** START OF Recorded data **

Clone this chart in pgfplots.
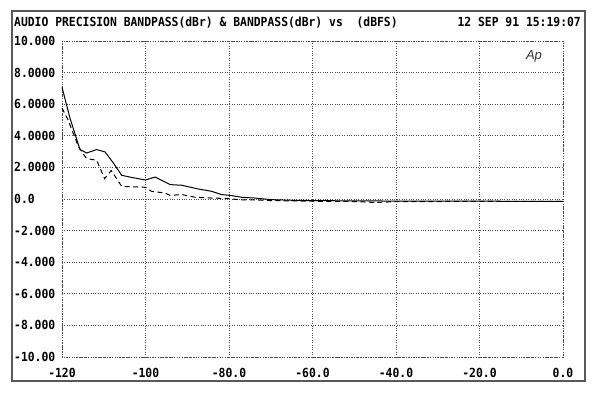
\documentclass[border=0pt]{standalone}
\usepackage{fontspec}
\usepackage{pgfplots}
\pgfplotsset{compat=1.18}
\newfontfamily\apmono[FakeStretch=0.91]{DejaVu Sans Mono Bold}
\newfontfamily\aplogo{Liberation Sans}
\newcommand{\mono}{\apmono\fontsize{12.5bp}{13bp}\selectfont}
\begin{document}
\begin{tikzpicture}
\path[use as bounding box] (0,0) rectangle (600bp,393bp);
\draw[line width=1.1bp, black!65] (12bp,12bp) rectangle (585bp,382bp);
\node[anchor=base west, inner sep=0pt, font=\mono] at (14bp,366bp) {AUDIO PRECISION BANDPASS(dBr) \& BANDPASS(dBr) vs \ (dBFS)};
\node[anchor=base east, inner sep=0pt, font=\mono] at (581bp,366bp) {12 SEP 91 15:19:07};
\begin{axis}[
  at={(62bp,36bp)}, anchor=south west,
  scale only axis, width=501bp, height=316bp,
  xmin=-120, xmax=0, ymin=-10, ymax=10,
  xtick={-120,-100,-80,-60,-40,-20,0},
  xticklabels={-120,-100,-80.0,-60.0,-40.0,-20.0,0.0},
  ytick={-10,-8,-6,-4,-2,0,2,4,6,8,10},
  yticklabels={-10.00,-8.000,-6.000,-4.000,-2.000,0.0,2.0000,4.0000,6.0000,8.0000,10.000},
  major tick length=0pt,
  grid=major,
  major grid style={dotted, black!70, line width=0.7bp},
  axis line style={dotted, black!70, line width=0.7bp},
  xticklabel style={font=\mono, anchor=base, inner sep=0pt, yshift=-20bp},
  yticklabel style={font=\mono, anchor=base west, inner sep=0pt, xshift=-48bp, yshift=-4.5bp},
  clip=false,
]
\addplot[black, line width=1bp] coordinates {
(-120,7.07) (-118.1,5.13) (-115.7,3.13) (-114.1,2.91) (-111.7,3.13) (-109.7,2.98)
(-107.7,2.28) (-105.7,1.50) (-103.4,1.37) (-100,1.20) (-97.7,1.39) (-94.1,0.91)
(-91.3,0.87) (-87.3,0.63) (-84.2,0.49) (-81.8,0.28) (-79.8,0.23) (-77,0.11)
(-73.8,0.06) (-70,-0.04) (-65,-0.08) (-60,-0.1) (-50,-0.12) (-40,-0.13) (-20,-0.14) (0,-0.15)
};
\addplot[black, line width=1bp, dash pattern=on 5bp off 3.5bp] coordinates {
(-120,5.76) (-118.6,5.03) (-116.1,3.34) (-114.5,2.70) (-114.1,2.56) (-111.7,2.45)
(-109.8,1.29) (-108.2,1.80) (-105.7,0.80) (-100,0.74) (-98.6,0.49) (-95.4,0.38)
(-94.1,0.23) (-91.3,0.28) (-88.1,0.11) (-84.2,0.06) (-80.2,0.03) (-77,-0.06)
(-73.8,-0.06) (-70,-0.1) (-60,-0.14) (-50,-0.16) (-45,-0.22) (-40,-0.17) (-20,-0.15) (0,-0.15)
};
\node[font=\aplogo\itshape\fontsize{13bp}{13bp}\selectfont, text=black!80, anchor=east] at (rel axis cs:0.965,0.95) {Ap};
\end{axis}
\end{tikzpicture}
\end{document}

** END OF Recorded data **

[Task to carry out] Repeat the data exactly in full, omitting its pictures.

[Answer]
Clone this chart in pgfplots.
\documentclass[border=0pt]{standalone}
\usepackage{fontspec}
\usepackage{pgfplots}
\pgfplotsset{compat=1.18}
\newfontfamily\apmono[FakeStretch=0.91]{DejaVu Sans Mono Bold}
\newfontfamily\aplogo{Liberation Sans}
\newcommand{\mono}{\apmono\fontsize{12.5bp}{13bp}\selectfont}
\begin{document}
\begin{tikzpicture}
\path[use as bounding box] (0,0) rectangle (600bp,393bp);
\draw[line width=1.1bp, black!65] (12bp,12bp) rectangle (585bp,382bp);
\node[anchor=base west, inner sep=0pt, font=\mono] at (14bp,366bp) {AUDIO PRECISION BANDPASS(dBr) \& BANDPASS(dBr) vs \ (dBFS)};
\node[anchor=base east, inner sep=0pt, font=\mono] at (581bp,366bp) {12 SEP 91 15:19:07};
\begin{axis}[
  at={(62bp,36bp)}, anchor=south west,
  scale only axis, width=501bp, height=316bp,
  xmin=-120, xmax=0, ymin=-10, ymax=10,
  xtick={-120,-100,-80,-60,-40,-20,0},
  xticklabels={-120,-100,-80.0,-60.0,-40.0,-20.0,0.0},
  ytick={-10,-8,-6,-4,-2,0,2,4,6,8,10},
  yticklabels={-10.00,-8.000,-6.000,-4.000,-2.000,0.0,2.0000,4.0000,6.0000,8.0000,10.000},
  major tick length=0pt,
  grid=major,
  major grid style={dotted, black!70, line width=0.7bp},
  axis line style={dotted, black!70, line width=0.7bp},
  xticklabel style={font=\mono, anchor=base, inner sep=0pt, yshift=-20bp},
  yticklabel style={font=\mono, anchor=base west, inner sep=0pt, xshift=-48bp, yshift=-4.5bp},
  clip=false,
]
\addplot[black, line width=1bp] coordinates {
(-120,7.07) (-118.1,5.13) (-115.7,3.13) (-114.1,2.91) (-111.7,3.13) (-109.7,2.98)
(-107.7,2.28) (-105.7,1.50) (-103.4,1.37) (-100,1.20) (-97.7,1.39) (-94.1,0.91)
(-91.3,0.87) (-87.3,0.63) (-84.2,0.49) (-81.8,0.28) (-79.8,0.23) (-77,0.11)
(-73.8,0.06) (-70,-0.04) (-65,-0.08) (-60,-0.1) (-50,-0.12) (-40,-0.13) (-20,-0.14) (0,-0.15)
};
\addplot[black, line width=1bp, dash pattern=on 5bp off 3.5bp] coordinates {
(-120,5.76) (-118.6,5.03) (-116.1,3.34) (-114.5,2.70) (-114.1,2.56) (-111.7,2.45)
(-109.8,1.29) (-108.2,1.80) (-105.7,0.80) (-100,0.74) (-98.6,0.49) (-95.4,0.38)
(-94.1,0.23) (-91.3,0.28) (-88.1,0.11) (-84.2,0.06) (-80.2,0.03) (-77,-0.06)
(-73.8,-0.06) (-70,-0.1) (-60,-0.14) (-50,-0.16) (-45,-0.22) (-40,-0.17) (-20,-0.15) (0,-0.15)
};
\node[font=\aplogo\itshape\fontsize{13bp}{13bp}\selectfont, text=black!80, anchor=east] at (rel axis cs:0.965,0.95) {Ap};
\end{axis}
\end{tikzpicture}
\end{document}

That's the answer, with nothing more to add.